4) Does it make sense to archive the TiVo OS on a DVD, or should I just leave well enough alone and simply store the HD? Am I looking for a solution to a problem that doesn't exist?

[NG]Owner


----------



## HomeUser (Jan 12, 2003)

1) Yes, you need a FAT 32 formatted drive to transfer the image to see the WeaKnees interactive instructions or MFSLive Interactive Command Generator for instructions on making a backup without recordings.

2) Yes, without recordings several will fit on a CD.

3) Yes, Not sure about direct accessing a DVD you can mount a CD or transfer to an intermediated drive to restore from.

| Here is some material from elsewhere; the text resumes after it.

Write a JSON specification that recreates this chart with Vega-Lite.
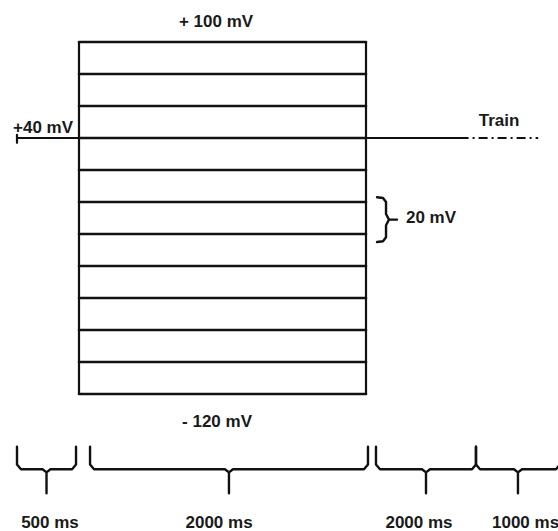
{
  "$schema": "https://vega.github.io/schema/vega-lite/v6.json",
  "width": 558,
  "height": 531,
  "autosize": {"type": "none"},
  "padding": 0,
  "background": "white",
  "config": {
    "view": {"stroke": null},
    "text": {"font": "Liberation Sans", "fontWeight": "bold", "fontSize": 17, "baseline": "alphabetic", "color": "#1a1a1a"}
  },
  "datasets": {
    "segments": [
      {"kind": "step", "t0": 500, "t1": 2500, "v0": 100, "v1": 100},
      {"kind": "step", "t0": 500, "t1": 2500, "v0": 80, "v1": 80},
      {"kind": "step", "t0": 500, "t1": 2500, "v0": 60, "v1": 60},
      {"kind": "step", "t0": 500, "t1": 2500, "v0": 40, "v1": 40},
      {"kind": "step", "t0": 500, "t1": 2500, "v0": 20, "v1": 20},
      {"kind": "step", "t0": 500, "t1": 2500, "v0": 0, "v1": 0},
      {"kind": "step", "t0": 500, "t1": 2500, "v0": -20, "v1": -20},
      {"kind": "step", "t0": 500, "t1": 2500, "v0": -40, "v1": -40},
      {"kind": "step", "t0": 500, "t1": 2500, "v0": -60, "v1": -60},
      {"kind": "step", "t0": 500, "t1": 2500, "v0": -80, "v1": -80},
      {"kind": "step", "t0": 500, "t1": 2500, "v0": -100, "v1": -100},
      {"kind": "step", "t0": 500, "t1": 2500, "v0": -120, "v1": -120},
      {"kind": "edge", "t0": 500, "t1": 500, "v0": -120, "v1": 100},
      {"kind": "edge", "t0": 2500, "t1": 2500, "v0": -120, "v1": 100},
      {"kind": "hold", "t0": 0, "t1": 4300, "v0": 40, "v1": 40},
      {"kind": "hold", "t0": 0, "t1": 0, "v0": 42, "v1": 37},
      {"kind": "train", "t0": 4300, "t1": 5275, "v0": 40, "v1": 40}
    ],
    "braces": [
      {"id": "b500", "i": 1, "t": 0, "mV": -153},
      {"id": "b500", "i": 2, "t": 0, "mV": -164},
      {"id": "b500", "i": 3, "t": 32, "mV": -167},
      {"id": "b500", "i": 4, "t": 206, "mV": -167},
      {"id": "b500", "i": 5, "t": 238, "mV": -169},
      {"id": "b500", "i": 6, "t": 238, "mV": -182},
      {"id": "b500", "i": 7, "t": 238, "mV": -169},
      {"id": "b500", "i": 8, "t": 270, "mV": -167},
      {"id": "b500", "i": 9, "t": 444, "mV": -167},
      {"id": "b500", "i": 10, "t": 476, "mV": -164},
      {"id": "b500", "i": 11, "t": 476, "mV": -153},
      {"id": "b2000a", "i": 1, "t": 577, "mV": -153},
      {"id": "b2000a", "i": 2, "t": 577, "mV": -164},
      {"id": "b2000a", "i": 3, "t": 605, "mV": -167},
      {"id": "b2000a", "i": 4, "t": 1517, "mV": -167},
      {"id": "b2000a", "i": 5, "t": 1545, "mV": -169},
      {"id": "b2000a", "i": 6, "t": 1545, "mV": -182},
      {"id": "b2000a", "i": 7, "t": 1545, "mV": -169},
      {"id": "b2000a", "i": 8, "t": 1573, "mV": -167},
      {"id": "b2000a", "i": 9, "t": 2486, "mV": -167},
      {"id": "b2000a", "i": 10, "t": 2538, "mV": -164},
      {"id": "b2000a", "i": 11, "t": 2538, "mV": -153},
      {"id": "b2000b", "i": 1, "t": 2692, "mV": -153},
      {"id": "b2000b", "i": 2, "t": 2692, "mV": -164},
      {"id": "b2000b", "i": 3, "t": 2769, "mV": -167},
      {"id": "b2000b", "i": 4, "t": 3577, "mV": -167},
      {"id": "b2000b", "i": 5, "t": 3654, "mV": -169},
      {"id": "b2000b", "i": 6, "t": 3654, "mV": -182},
      {"id": "b2000b", "i": 7, "t": 3654, "mV": -169},
      {"id": "b2000b", "i": 8, "t": 3731, "mV": -167},
      {"id": "b2000b", "i": 9, "t": 4523, "mV": -167},
      {"id": "b2000b", "i": 10, "t": 4568, "mV": -164},
      {"id": "b2000b", "i": 11, "t": 4568, "mV": -153},
      {"id": "b1000", "i": 1, "t": 4568, "mV": -153},
      {"id": "b1000", "i": 2, "t": 4568, "mV": -164},
      {"id": "b1000", "i": 3, "t": 4614, "mV": -167},
      {"id": "b1000", "i": 4, "t": 5000, "mV": -167},
      {"id": "b1000", "i": 5, "t": 5045, "mV": -169},
      {"id": "b1000", "i": 6, "t": 5045, "mV": -182},
      {"id": "b1000", "i": 7, "t": 5045, "mV": -169},
      {"id": "b1000", "i": 8, "t": 5091, "mV": -167},
      {"id": "b1000", "i": 9, "t": 5477, "mV": -167},
      {"id": "b1000", "i": 10, "t": 5523, "mV": -164},
      {"id": "b1000", "i": 11, "t": 5523, "mV": -153},
      {"id": "step20", "i": 1, "t": 2712, "mV": 3},
      {"id": "step20", "i": 2, "t": 2827, "mV": 2.5},
      {"id": "step20", "i": 3, "t": 2885, "mV": 0},
      {"id": "step20", "i": 4, "t": 2885, "mV": -7.5},
      {"id": "step20", "i": 5, "t": 2942, "mV": -11},
      {"id": "step20", "i": 6, "t": 3096, "mV": -11},
      {"id": "step20", "i": 7, "t": 2942, "mV": -11},
      {"id": "step20", "i": 8, "t": 2885, "mV": -14.5},
      {"id": "step20", "i": 9, "t": 2885, "mV": -22},
      {"id": "step20", "i": 10, "t": 2827, "mV": -24.5},
      {"id": "step20", "i": 11, "t": 2712, "mV": -25}
    ],
    "labels": [
      {"text": "+ 100 mV", "t": 1455, "mV": 109.4, "align": "center"},
      {"text": "+40 mV", "t": 210, "mV": 43.1, "align": "center"},
      {"text": "Train", "t": 4830, "mV": 47.5, "align": "center"},
      {"text": "20 mV", "t": 3269, "mV": -13.1, "align": "left"},
      {"text": "- 120 mV", "t": 1462, "mV": -140.6, "align": "center"},
      {"text": "500 ms", "t": 266, "mV": -203.75, "align": "center"},
      {"text": "2000 ms", "t": 1476, "mV": -203.75, "align": "center"},
      {"text": "2000 ms", "t": 3519, "mV": -203.75, "align": "center"},
      {"text": "1000 ms", "t": 4750, "mV": -203.75, "align": "left"}
    ]
  },
  "layer": [
    {
      "data": {"name": "segments"},
      "transform": [{"filter": "datum.kind === 'step'"}],
      "mark": {"type": "rule", "stroke": "#111", "strokeWidth": 2.6, "strokeCap": "round"},
      "encoding": {
        "x": {"field": "t0", "type": "quantitative", "axis": null,
              "scale": {"domain": [0, 500, 2500, 4500, 5500], "range": [17, 79, 366, 470, 558], "nice": false, "zero": false}},
        "x2": {"field": "t1"},
        "y": {"field": "v0", "type": "quantitative", "axis": null,
              "scale": {"domain": [-120, 100], "range": [394, 42], "nice": false, "zero": false}},
        "y2": {"field": "v1"}
      }
    },
    {
      "data": {"name": "segments"},
      "transform": [{"filter": "datum.kind === 'edge' || datum.kind === 'hold'"}],
      "mark": {"type": "rule", "stroke": "#111", "strokeWidth": 2.2, "strokeCap": "round"},
      "encoding": {
        "x": {"field": "t0", "type": "quantitative"},
        "x2": {"field": "t1"},
        "y": {"field": "v0", "type": "quantitative"},
        "y2": {"field": "v1"}
      }
    },
    {
      "data": {"name": "segments"},
      "transform": [{"filter": "datum.kind === 'train'"}],
      "mark": {"type": "rule", "stroke": "#111", "strokeWidth": 2.2, "strokeDash": [9, 4, 2, 4]},
      "encoding": {
        "x": {"field": "t0", "type": "quantitative"},
        "x2": {"field": "t1"},
        "y": {"field": "v0", "type": "quantitative"},
        "y2": {"field": "v1"}
      }
    },
    {
      "data": {"name": "braces"},
      "mark": {"type": "line", "stroke": "#111", "strokeWidth": 2.4, "strokeJoin": "round", "strokeCap": "round"},
      "encoding": {
        "x": {"field": "t", "type": "quantitative"},
        "y": {"field": "mV", "type": "quantitative"},
        "detail": {"field": "id"},
        "order": {"field": "i", "type": "quantitative"}
      }
    },
    {
      "data": {"name": "labels"},
      "transform": [{"filter": "datum.align === 'center'"}],
      "mark": {"type": "text", "align": "center"},
      "encoding": {
        "x": {"field": "t", "type": "quantitative"},
        "y": {"field": "mV", "type": "quantitative"},
        "text": {"field": "text"}
      }
    },
    {
      "data": {"name": "labels"},
      "transform": [{"filter": "datum.align === 'left'"}],
      "mark": {"type": "text", "align": "left"},
      "encoding": {
        "x": {"field": "t", "type": "quantitative"},
        "y": {"field": "mV", "type": "quantitative"},
        "text": {"field": "text"}
      }
    }
  ]
}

4) Well to a CD anyway I backup to both. It is quick and easy yo test a failed TiVo by just plugging in the original drive and nice to have a second source if something does not well.


----------



## blindlemon (May 12, 2002)

Your best bet is to use the mfsbackup command to make an *uncompressed* backup to a FAT32 drive (or partition). It should be around 1.4GB without recordings. Don't use the compression parameter in mfsbackup as it is buggy and your backup may not work when you need it 

You can then copy that from your FAT32 drive to your main drive and burn it to DVD, or compress it with something like winzip (to around 350mb) and burn it to a CD


----------



## captain_video (Mar 1, 2002)

> Don't use the compression parameter in mfsbackup as it is buggy and your backup may not work when you need it


Not true. I've been making compressed backup images from Tivos for almost 7 years and never had one that wouldn't work after restoring it to a drive. OTOH, I haven't had 100% success with restoring images, but it was always a result of other factors and not the backup or restore process itself. Usually a reboot of my PC allowed me to restore the image successfully.


----------



## blindlemon (May 12, 2002)

You have been lucky then. 

There are numerous examples on this forum of people having problems restoring from a compressed backup and IIRC Tiger himself admitted that the compression routines are not 100% reliable.

Anyway, why take the chance? If you have enough space on the FAT32 drive for an uncompressed backup then you can always compress it later with winzip or gzip etc..


----------



## 102161 (Mar 11, 2007)

I just replaced my 80 gig hard drive with a 500 gig hard drive in my Directv TiVo DVR R10 with no problems. But what I would like to do is copy all my recordings from the 80 gig drive to the 500 gig drive. What is the command in Linux to do a complete drive backup? This is my first post so I hope that I did it right.


----------